▶ [Problem details] Retype word for word the first line of the listing and each line after it up to the line with "const fmt = v", with the pictures taken out.

▶ [Information supplied]
>>>>
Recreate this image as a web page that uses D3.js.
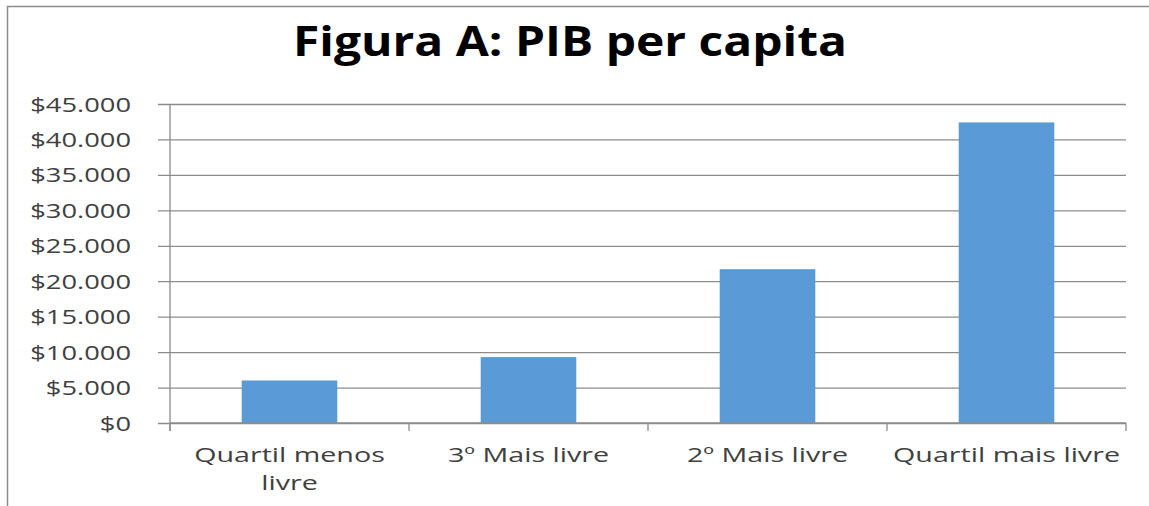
<!DOCTYPE html>
<html>
<head>
<meta charset="utf-8">
<script src="https://cdn.jsdelivr.net/npm/d3@7"></script>
<style>
    body { margin: 0; background: #fff; }
    svg { display: block; }
</style>
</head>
<body>
<div id="chart"></div>
<script>
// Figura A: PIB per capita
var categories = ['Quartil menos livre', '3º Mais livre', '2º Mais livre', 'Quartil mais livre'];
var values = [6000, 9300, 21700, 42400];
var yTicks = [0, 5000, 10000, 15000, 20000, 25000, 30000, 35000, 40000, 45000];
var titleText = 'Figura A: PIB per capita';

const width = 1149;
const height = 506;
const margin = { top: 104, right: 23, bottom: 83, left: 170 };
const sx = 1.4;     // tick labels are stretched sideways in the picture
const sxCat = 1.47; // category labels a bit more
const fontFamily = '"Open Sans", sans-serif';

const svg = d3.select('#chart')
    .append('svg')
    .attr('width', width)
    .attr('height', height);

// outer frame (only top and left edges show)
svg.append('path')
    .attr('d', 'M7.5,' + height + 'V6.5H' + width)
    .attr('fill', 'none')
    .attr('stroke', '#8c8c8c')
    .attr('stroke-width', 1.5);

// title, fitted to the width it has in the picture
svg.append('text')
    .attr('x', 570)
    .attr('y', 56)
    .attr('text-anchor', 'middle')
    .attr('font-family', fontFamily)
    .attr('font-weight', 700)
    .attr('font-size', 42)
    .attr('fill', '#000')
    .attr('textLength', 554)
    .attr('lengthAdjust', 'spacingAndGlyphs')
    .text(titleText);

const x = d3.scaleBand()
    .domain(categories)
    .range([margin.left, width - margin.right])
    .paddingInner(0.6)
    .paddingOuter(0.3);

const y = d3.scaleLinear()
    .domain([0, 45000])
    .range([height - margin.bottom, margin.top]);

const fmt = v => '$' + d3.format(',')(v).replace(/,/g, '.');

// y axis with gridlines
const yAxis = svg.append('g')
    .attr('transform', 'translate(' + margin.left + ',0)')
    .call(d3.axisLeft(y)
        .tickValues(yTicks)
        .tickFormat(fmt)
        .tickSize(-(width - margin.left - margin.right))
        .tickSizeOuter(0));

yAxis.select('.domain').remove();
yAxis.selectAll('.tick line')
    .attr('x1', -12)
    .attr('stroke', '#8c8c8c')
    .attr('stroke-width', 1.3);
yAxis.selectAll('.tick text')
    .attr('x', 0)
    .attr('dy', '0.36em')
    .attr('transform', 'translate(-39,0) scale(' + sx + ',1)')
    .attr('font-family', fontFamily)
    .attr('font-size', 19.5)
    .attr('fill', '#404040');

// vertical axis line
svg.append('line')
    .attr('x1', margin.left).attr('x2', margin.left)
    .attr('y1', y(45000)).attr('y2', y(0) + 8)
    .attr('stroke', '#8c8c8c')
    .attr('stroke-width', 1.3);

// bars
svg.append('g')
    .selectAll('rect')
    .data(values)
    .enter()
    .append('rect')
    .attr('x', (d, i) => x(categories[i]))
    .attr('y', d => y(d))
    .attr('width', x.bandwidth())
    .attr('height', d => y(0) - y(d))
    .attr('fill', '#5b9bd5');

// x axis: baseline and tick marks between categories
const step = x.step();
const x0 = margin.left;
const xAxis = svg.append('g')
    .attr('transform', 'translate(0,' + y(0) + ')');

xAxis.append('line')
    .attr('x1', x0).attr('x2', width - margin.right)
    .attr('stroke', '#8c8c8c')
    .attr('stroke-width', 1.3);

xAxis.selectAll('.sep')
    .data(d3.range(categories.length + 1))
    .enter()
    .append('line')
    .attr('class', 'sep')
    .attr('x1', i => x0 + i * step).attr('x2', i => x0 + i * step)
    .attr('y1', 0).attr('y2', 8)
    .attr('stroke', '#8c8c8c')
    .attr('stroke-width', 1.3);

// category labels, wrapped when wider than the band
const labels = xAxis.selectAll('.cat')
    .data(categories)
    .enter()
    .append('text')
    .attr('class', 'cat')
    .attr('text-anchor', 'middle')
    .attr('font-family', fontFamily)
    .attr('font-size', 19.5)
    .attr('fill', '#404040')
    .attr('transform', d => 'translate(' + (x(d) + x.bandwidth() / 2) + ',39) scale(' + sxCat + ',1)');

labels.each(function(d) {
    const t = d3.select(this);
    const words = d.split(' ');
    let line = [];
    let lines = [];
    const probe = t.append('tspan');
    words.forEach(w => {
        const test = line.concat(w).join(' ');
        probe.text(test);
        if (probe.node().getComputedTextLength() * sxCat > step - 6 && line.length) {
            lines.push(line.join(' '));
            line = [w];
        } else {
            line.push(w);
        }
    });
    lines.push(line.join(' '));
    probe.remove();
    lines.forEach((l, i) => {
        t.append('tspan')
            .attr('x', 0)
            .attr('y', i * 28)
            .text(l);
    });
});
</script>
</body>
</html>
<<<<
▶ [Expected answer]
Recreate this image as a web page that uses D3.js.
<!DOCTYPE html>
<html>
<head>
<meta charset="utf-8">
<script src="https://cdn.jsdelivr.net/npm/d3@7"></script>
<style>
    body { margin: 0; background: #fff; }
    svg { display: block; }
</style>
</head>
<body>
<div id="chart"></div>
<script>
// Figura A: PIB per capita
var categories = ['Quartil menos livre', '3º Mais livre', '2º Mais livre', 'Quartil mais livre'];
var values = [6000, 9300, 21700, 42400];
var yTicks = [0, 5000, 10000, 15000, 20000, 25000, 30000, 35000, 40000, 45000];
var titleText = 'Figura A: PIB per capita';

const width = 1149;
const height = 506;
const margin = { top: 104, right: 23, bottom: 83, left: 170 };
const sx = 1.4;     // tick labels are stretched sideways in the picture
const sxCat = 1.47; // category labels a bit more
const fontFamily = '"Open Sans", sans-serif';

const svg = d3.select('#chart')
    .append('svg')
    .attr('width', width)
    .attr('height', height);

// outer frame (only top and left edges show)
svg.append('path')
    .attr('d', 'M7.5,' + height + 'V6.5H' + width)
    .attr('fill', 'none')
    .attr('stroke', '#8c8c8c')
    .attr('stroke-width', 1.5);

// title, fitted to the width it has in the picture
svg.append('text')
    .attr('x', 570)
    .attr('y', 56)
    .attr('text-anchor', 'middle')
    .attr('font-family', fontFamily)
    .attr('font-weight', 700)
    .attr('font-size', 42)
    .attr('fill', '#000')
    .attr('textLength', 554)
    .attr('lengthAdjust', 'spacingAndGlyphs')
    .text(titleText);

const x = d3.scaleBand()
    .domain(categories)
    .range([margin.left, width - margin.right])
    .paddingInner(0.6)
    .paddingOuter(0.3);

const y = d3.scaleLinear()
    .domain([0, 45000])
    .range([height - margin.bottom, margin.top]);

const fmt = v => '$' + d3.format(',')(v).replace(/,/g, '.');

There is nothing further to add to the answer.